-- Begin --

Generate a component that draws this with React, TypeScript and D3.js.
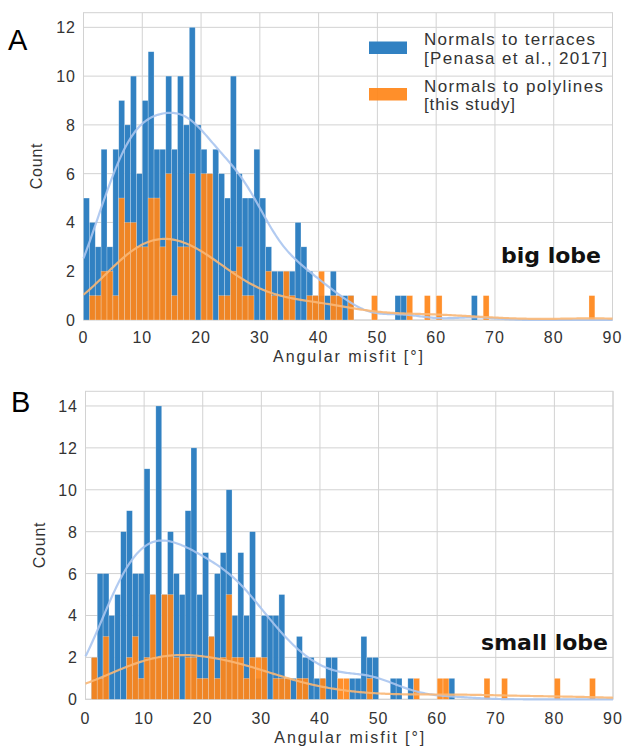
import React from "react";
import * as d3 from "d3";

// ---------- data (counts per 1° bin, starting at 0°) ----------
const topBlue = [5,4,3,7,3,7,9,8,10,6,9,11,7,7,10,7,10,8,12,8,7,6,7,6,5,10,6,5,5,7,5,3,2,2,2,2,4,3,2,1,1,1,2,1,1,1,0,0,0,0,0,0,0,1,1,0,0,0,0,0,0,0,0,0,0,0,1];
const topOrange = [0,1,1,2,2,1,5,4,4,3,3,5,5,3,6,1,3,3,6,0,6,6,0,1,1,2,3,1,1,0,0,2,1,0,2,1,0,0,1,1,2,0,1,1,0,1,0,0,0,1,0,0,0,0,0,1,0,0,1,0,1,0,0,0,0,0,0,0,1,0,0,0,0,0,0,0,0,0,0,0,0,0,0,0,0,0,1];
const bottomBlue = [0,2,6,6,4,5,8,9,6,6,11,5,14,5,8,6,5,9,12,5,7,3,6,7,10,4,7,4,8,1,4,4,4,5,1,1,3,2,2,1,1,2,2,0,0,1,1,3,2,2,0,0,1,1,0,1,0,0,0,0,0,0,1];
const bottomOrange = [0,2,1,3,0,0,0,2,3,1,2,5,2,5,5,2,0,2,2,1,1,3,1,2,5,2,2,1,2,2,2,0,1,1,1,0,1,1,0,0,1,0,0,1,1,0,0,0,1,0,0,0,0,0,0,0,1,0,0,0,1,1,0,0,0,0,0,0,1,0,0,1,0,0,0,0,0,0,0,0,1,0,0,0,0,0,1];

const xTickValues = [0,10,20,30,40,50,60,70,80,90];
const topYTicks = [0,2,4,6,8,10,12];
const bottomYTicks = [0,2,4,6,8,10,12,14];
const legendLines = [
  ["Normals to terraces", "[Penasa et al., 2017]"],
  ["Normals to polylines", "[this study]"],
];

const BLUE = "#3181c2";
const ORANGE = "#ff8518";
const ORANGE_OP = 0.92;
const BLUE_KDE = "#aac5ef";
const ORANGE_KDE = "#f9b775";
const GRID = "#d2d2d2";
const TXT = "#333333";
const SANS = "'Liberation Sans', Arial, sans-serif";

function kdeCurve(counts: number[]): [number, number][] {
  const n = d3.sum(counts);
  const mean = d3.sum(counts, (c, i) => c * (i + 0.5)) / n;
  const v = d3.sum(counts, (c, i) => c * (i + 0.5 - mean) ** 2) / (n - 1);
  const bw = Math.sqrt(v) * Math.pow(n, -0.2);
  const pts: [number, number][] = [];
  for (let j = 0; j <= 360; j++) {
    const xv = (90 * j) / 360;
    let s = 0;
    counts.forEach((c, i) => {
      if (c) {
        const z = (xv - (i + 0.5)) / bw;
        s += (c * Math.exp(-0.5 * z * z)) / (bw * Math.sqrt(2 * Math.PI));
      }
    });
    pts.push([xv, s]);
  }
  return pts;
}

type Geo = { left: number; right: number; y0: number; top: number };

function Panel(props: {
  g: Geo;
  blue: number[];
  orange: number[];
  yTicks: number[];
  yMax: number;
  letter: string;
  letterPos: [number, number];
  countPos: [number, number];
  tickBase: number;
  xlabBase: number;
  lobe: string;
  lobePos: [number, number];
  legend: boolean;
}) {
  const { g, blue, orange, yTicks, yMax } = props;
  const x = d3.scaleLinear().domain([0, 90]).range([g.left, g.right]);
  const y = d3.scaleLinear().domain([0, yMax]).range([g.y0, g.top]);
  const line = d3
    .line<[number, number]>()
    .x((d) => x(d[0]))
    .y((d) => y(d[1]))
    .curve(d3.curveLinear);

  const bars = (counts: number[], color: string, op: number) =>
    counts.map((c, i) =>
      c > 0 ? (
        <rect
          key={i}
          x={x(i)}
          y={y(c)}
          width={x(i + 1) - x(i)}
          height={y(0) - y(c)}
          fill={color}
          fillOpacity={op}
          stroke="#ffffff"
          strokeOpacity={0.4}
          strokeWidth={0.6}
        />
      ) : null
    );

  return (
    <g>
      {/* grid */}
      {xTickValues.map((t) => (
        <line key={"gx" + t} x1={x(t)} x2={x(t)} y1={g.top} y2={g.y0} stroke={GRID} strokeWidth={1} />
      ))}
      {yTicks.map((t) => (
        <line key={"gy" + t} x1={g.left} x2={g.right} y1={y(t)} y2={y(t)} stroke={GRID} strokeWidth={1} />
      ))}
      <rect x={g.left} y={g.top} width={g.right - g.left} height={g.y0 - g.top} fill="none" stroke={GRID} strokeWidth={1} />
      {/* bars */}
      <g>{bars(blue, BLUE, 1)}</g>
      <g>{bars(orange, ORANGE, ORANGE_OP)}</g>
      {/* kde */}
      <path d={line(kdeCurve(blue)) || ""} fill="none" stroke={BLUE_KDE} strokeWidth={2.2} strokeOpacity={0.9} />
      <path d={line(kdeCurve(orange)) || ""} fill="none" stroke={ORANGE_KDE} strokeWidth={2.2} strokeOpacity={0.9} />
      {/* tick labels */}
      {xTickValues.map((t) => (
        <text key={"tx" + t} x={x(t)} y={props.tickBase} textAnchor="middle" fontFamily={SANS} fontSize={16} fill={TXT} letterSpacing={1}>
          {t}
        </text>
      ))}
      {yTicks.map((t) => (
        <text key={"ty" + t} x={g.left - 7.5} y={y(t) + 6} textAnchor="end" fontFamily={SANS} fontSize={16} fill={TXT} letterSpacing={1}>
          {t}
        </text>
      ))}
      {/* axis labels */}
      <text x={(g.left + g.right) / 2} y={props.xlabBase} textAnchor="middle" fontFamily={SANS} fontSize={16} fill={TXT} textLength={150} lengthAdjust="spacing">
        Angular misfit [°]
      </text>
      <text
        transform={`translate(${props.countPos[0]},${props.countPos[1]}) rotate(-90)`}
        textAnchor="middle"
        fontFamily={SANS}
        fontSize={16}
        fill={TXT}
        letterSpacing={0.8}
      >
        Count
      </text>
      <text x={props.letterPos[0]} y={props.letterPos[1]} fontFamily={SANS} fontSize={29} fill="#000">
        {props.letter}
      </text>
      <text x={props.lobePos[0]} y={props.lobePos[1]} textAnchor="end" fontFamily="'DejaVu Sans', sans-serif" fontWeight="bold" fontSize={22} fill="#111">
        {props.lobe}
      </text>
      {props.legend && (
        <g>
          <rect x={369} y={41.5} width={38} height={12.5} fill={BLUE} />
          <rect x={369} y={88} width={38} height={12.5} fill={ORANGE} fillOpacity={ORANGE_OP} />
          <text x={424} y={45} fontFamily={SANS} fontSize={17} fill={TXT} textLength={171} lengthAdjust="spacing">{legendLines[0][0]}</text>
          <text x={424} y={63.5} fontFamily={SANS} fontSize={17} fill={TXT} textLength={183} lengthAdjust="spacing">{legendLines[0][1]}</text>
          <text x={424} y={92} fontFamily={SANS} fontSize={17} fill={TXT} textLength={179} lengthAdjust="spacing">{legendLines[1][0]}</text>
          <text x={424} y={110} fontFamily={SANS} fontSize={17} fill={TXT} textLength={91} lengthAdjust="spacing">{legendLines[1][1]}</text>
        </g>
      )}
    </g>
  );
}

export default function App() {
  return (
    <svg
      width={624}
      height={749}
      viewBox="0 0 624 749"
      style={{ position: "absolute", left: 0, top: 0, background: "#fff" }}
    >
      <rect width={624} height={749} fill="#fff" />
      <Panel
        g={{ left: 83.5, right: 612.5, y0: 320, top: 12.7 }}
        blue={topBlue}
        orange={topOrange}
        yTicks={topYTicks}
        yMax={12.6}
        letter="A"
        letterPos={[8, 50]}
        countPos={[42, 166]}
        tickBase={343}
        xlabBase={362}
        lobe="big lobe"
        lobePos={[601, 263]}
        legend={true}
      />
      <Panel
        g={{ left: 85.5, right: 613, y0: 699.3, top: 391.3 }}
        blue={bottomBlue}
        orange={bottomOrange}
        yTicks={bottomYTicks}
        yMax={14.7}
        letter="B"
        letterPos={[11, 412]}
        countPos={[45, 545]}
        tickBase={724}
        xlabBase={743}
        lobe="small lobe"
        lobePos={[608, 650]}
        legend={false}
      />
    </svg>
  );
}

-- End --

**What to produce:** Set the lines above down again, word for word, from the first through the one containing "import * as"; pictures excluded.

**Task response:**
Generate a component that draws this with React, TypeScript and D3.js.
import React from "react";
import * as d3 from "d3";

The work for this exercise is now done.